KEY POINTS:
Warren Gatland's success as Welsh coach was an occasion to wonder whether it should also be a time of reflected New Zealand glory or bewildered exasperation about forfeited talent.
There are those who push the line that Gatland will return from his overseas stint an even better coach, as a way of justifying his needless exit.
That contention must seem pretty thin as they survey the mass Grand Slam celebrations in Cardiff and another troubled start to the Super 14 for the Gatland-less Chiefs.
However, the same people will argue that Gatland did not make that much difference last season, when he assisted the Chiefs to finish a squeak outside the top four after a ragged start and then controlled Waikato when they were beaten as provincial quarter-finalists.
Those assertions miss a few points.
Gatland had already done his OE. He had coached Ireland and taken Wasps from the club cellar to three premiership crowns and a Heineken Cup - before returning to coach Waikato to the NPC title in 2006 and then assisting Ian Foster at the Chiefs last year.
In his first year as Chiefs coach in 2004, Foster took the side to the semifinals but has not repeated that success.
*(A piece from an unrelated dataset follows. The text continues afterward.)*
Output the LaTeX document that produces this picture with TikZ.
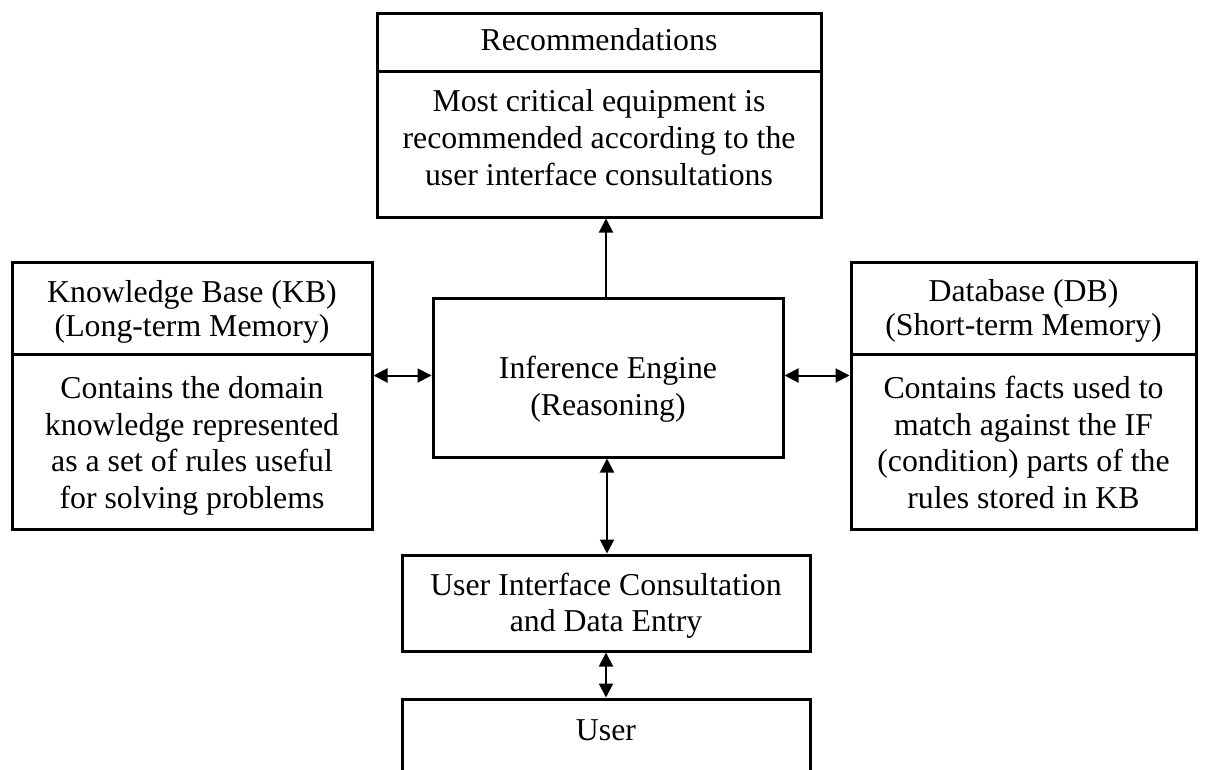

Any number of compelling reasons can be found. Bottom line though, the results were not there.
However, Foster was co-coach of the NZ Juniors, and if we are charitable, that more than anything must have blurred the thought processes of the Chiefs and NZRU last year when they dished him out an extended contract. At that stage the Chiefs were struggling to find a victory, yet Foster was rewarded while the competition was not even half completed. It was a half-arsed decision.
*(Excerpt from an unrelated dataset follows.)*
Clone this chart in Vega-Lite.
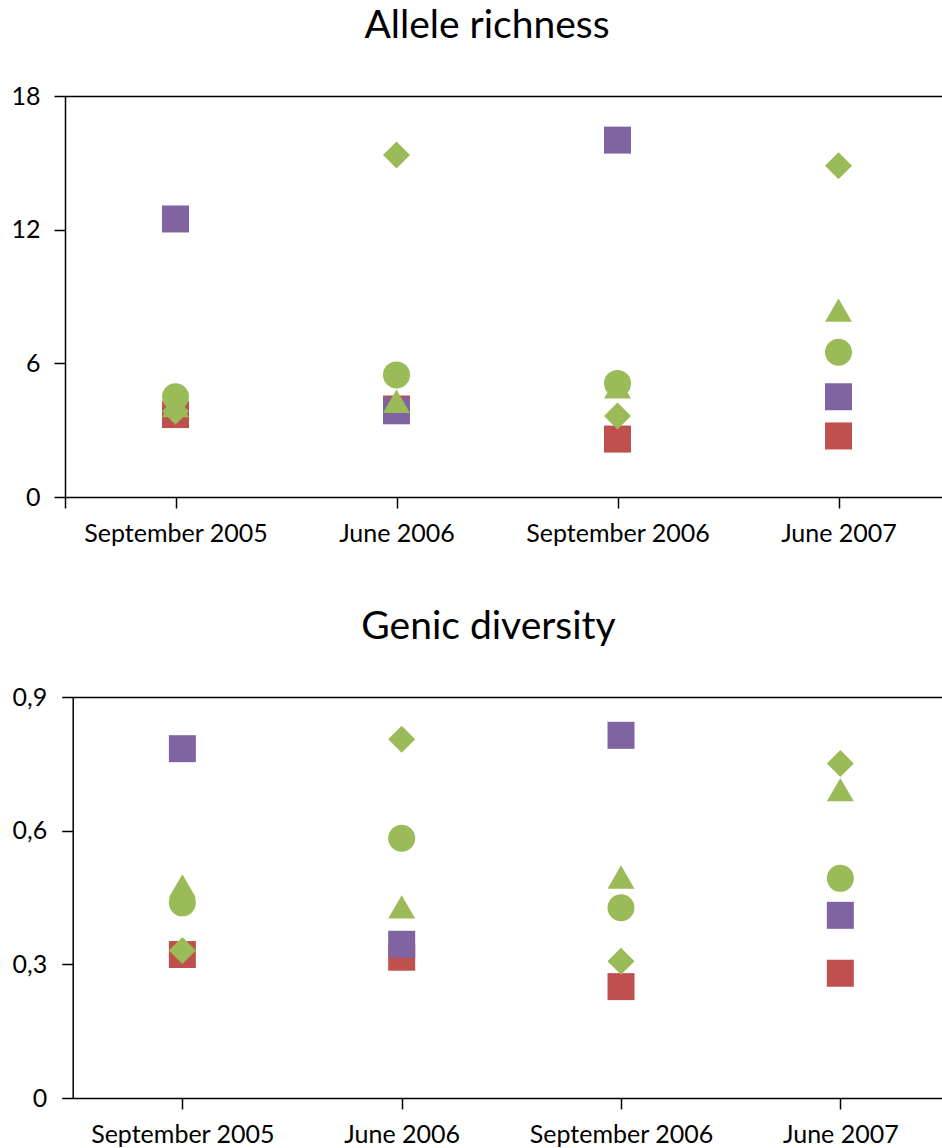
{
  "$schema": "https://vega.github.io/schema/vega-lite/v6.json",
  "padding": {"top": 7, "left": 10, "right": 0, "bottom": 0},
  "background": "white",
  "config": {
    "view": {"stroke": null},
    "font": "Lato",
    "title": {"fontSize": 39, "fontWeight": "normal", "color": "#000000", "font": "Lato"},
    "axis": {
      "domainColor": "#000000", "domainWidth": 1.5,
      "tickColor": "#000000", "tickWidth": 1.5, "tickSize": 11,
      "labelColor": "#000000", "labelFontSize": 25, "labelFont": "Lato", "labelLimit": 0,
      "title": null
    }
  },
  "datasets": {
    "allele": [
      {"period": "September 2005", "series": "Series 1", "value": 3.7},
      {"period": "June 2006", "series": "Series 1", "value": 3.95},
      {"period": "September 2006", "series": "Series 1", "value": 2.6},
      {"period": "June 2007", "series": "Series 1", "value": 2.74},
      {"period": "September 2005", "series": "Series 2", "value": 12.48},
      {"period": "June 2006", "series": "Series 2", "value": 3.87},
      {"period": "September 2006", "series": "Series 2", "value": 16.02},
      {"period": "June 2007", "series": "Series 2", "value": 4.5},
      {"period": "September 2005", "series": "Series 3", "value": 3.85},
      {"period": "June 2006", "series": "Series 3", "value": 15.35},
      {"period": "September 2006", "series": "Series 3", "value": 3.64},
      {"period": "June 2007", "series": "Series 3", "value": 14.87},
      {"period": "September 2005", "series": "Series 4", "value": 4.5},
      {"period": "June 2006", "series": "Series 4", "value": 5.48},
      {"period": "September 2006", "series": "Series 4", "value": 5.1},
      {"period": "June 2007", "series": "Series 4", "value": 6.5},
      {"period": "September 2005", "series": "Series 5", "value": 4.1},
      {"period": "June 2006", "series": "Series 5", "value": 4.3},
      {"period": "September 2006", "series": "Series 5", "value": 4.95},
      {"period": "June 2007", "series": "Series 5", "value": 8.39}
    ],
    "genic": [
      {"period": "September 2005", "series": "Series 1", "value": 0.322},
      {"period": "June 2006", "series": "Series 1", "value": 0.316},
      {"period": "September 2006", "series": "Series 1", "value": 0.25},
      {"period": "June 2007", "series": "Series 1", "value": 0.28},
      {"period": "September 2005", "series": "Series 2", "value": 0.784},
      {"period": "June 2006", "series": "Series 2", "value": 0.345},
      {"period": "September 2006", "series": "Series 2", "value": 0.814},
      {"period": "June 2007", "series": "Series 2", "value": 0.41},
      {"period": "September 2005", "series": "Series 3", "value": 0.331},
      {"period": "June 2006", "series": "Series 3", "value": 0.805},
      {"period": "September 2006", "series": "Series 3", "value": 0.307},
      {"period": "June 2007", "series": "Series 3", "value": 0.751},
      {"period": "September 2005", "series": "Series 4", "value": 0.438},
      {"period": "June 2006", "series": "Series 4", "value": 0.583},
      {"period": "September 2006", "series": "Series 4", "value": 0.427},
      {"period": "June 2007", "series": "Series 4", "value": 0.493},
      {"period": "September 2005", "series": "Series 5", "value": 0.476},
      {"period": "June 2006", "series": "Series 5", "value": 0.429},
      {"period": "September 2006", "series": "Series 5", "value": 0.496},
      {"period": "June 2007", "series": "Series 5", "value": 0.692}
    ]
  },
  "vconcat": [
    {
      "title": {"text": "Allele richness", "offset": 38, "dx": -20},
      "width": 884,
      "height": 401,
      "data": {"name": "allele"},
      "mark": {"type": "point", "filled": true, "opacity": 1, "strokeWidth": 0},
      "encoding": {
        "x": {
          "field": "period", "type": "nominal",
          "sort": ["September 2005", "June 2006", "September 2006", "June 2007"],
          "scale": {"paddingInner": 0, "paddingOuter": 0},
          "axis": {"bandPosition": 0, "tickExtra": true, "labelAngle": 0, "labelPadding": 13, "grid": false}
        },
        "y": {
          "field": "value", "type": "quantitative",
          "scale": {"domain": [0, 18], "nice": false},
          "axis": {
            "values": [0, 6, 12, 18], "labelPadding": 14, "minExtent": 55, "maxExtent": 55,
            "grid": true, "gridColor": {"condition": {"test": "datum.value == 18", "value": "#000000"}, "value": "transparent"}, "gridWidth": 1.5
          }
        },
        "color": {
          "field": "series", "type": "nominal", "legend": null,
          "scale": {"domain": ["Series 1", "Series 2", "Series 3", "Series 4", "Series 5"], "range": ["#C0504D", "#8064A2", "#9BBB59", "#9BBB59", "#9BBB59"]}
        },
        "shape": {
          "field": "series", "type": "nominal", "legend": null,
          "scale": {"domain": ["Series 1", "Series 2", "Series 3", "Series 4", "Series 5"], "range": ["square", "square", "diamond", "circle", "triangle-up"]}
        },
        "size": {
          "field": "series", "type": "nominal", "legend": null,
          "scale": {"domain": ["Series 1", "Series 2", "Series 3", "Series 4", "Series 5"], "range": [729, 729, 961, 784, 900]}
        }
      }
    },
    {
      "title": {"text": "Genic diversity", "offset": 38, "dx": -19},
      "width": 885,
      "height": 401,
      "data": {"name": "genic"},
      "mark": {"type": "point", "filled": true, "opacity": 1, "strokeWidth": 0},
      "encoding": {
        "x": {
          "field": "period", "type": "nominal",
          "sort": ["September 2005", "June 2006", "September 2006", "June 2007"],
          "scale": {"paddingInner": 0, "paddingOuter": 0, "range": [7.7, 885]},
          "axis": {"bandPosition": 0, "tickExtra": false, "labelAngle": 0, "labelPadding": 13, "grid": false}
        },
        "y": {
          "field": "value", "type": "quantitative",
          "scale": {"domain": [0, 0.9], "nice": false},
          "axis": {
            "values": [0, 0.3, 0.6, 0.9], "labelPadding": 15, "offset": -7.7,
            "labelExpr": "datum.value == 0 ? '0' : replace(format(datum.value, '.1f'), '.', ',')",
            "grid": true, "gridColor": {"condition": {"test": "datum.value == 0.9", "value": "#000000"}, "value": "transparent"}, "gridWidth": 1.5
          }
        },
        "color": {
          "field": "series", "type": "nominal", "legend": null,
          "scale": {"domain": ["Series 1", "Series 2", "Series 3", "Series 4", "Series 5"], "range": ["#C0504D", "#8064A2", "#9BBB59", "#9BBB59", "#9BBB59"]}
        },
        "shape": {
          "field": "series", "type": "nominal", "legend": null,
          "scale": {"domain": ["Series 1", "Series 2", "Series 3", "Series 4", "Series 5"], "range": ["square", "square", "diamond", "circle", "triangle-up"]}
        },
        "size": {
          "field": "series", "type": "nominal", "legend": null,
          "scale": {"domain": ["Series 1", "Series 2", "Series 3", "Series 4", "Series 5"], "range": [729, 729, 961, 784, 900]}
        }
      }
    }
  ],
  "spacing": 62,
  "resolve": {"scale": {"color": "independent", "shape": "independent", "size": "independent"}}
}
It said more about Foster being well connected in rugby's political landscape than his assistant. It also blocked Gatland's aspirations; Gatland was not going to hang around as an assistant when that coaching accord was already strained.
He had done his time. He was ambitious, he had a CV which stacked up, he wanted to stay in New Zealand - but he was being pushed away.
So Gatland went, eventually, when a swag of international coaching roles opened up after the World Cup. He chose Wales, not because that job had become the coaching curtainraiser before the All Blacks, but because they had a reasonable talent pool, they paid plenty and they asked him.
As Gatland briefly settles back into family life in the Waikato, that region's rugby supporters must be asking why more was not done to encourage Gatland to stay and impart his skills here.
The OE-is-best-value mob will point to the future. A Graham Henry, Steve Hansen, Wayne Smith coaching triumvirate honed offshore equals World Cup success. Yeah right.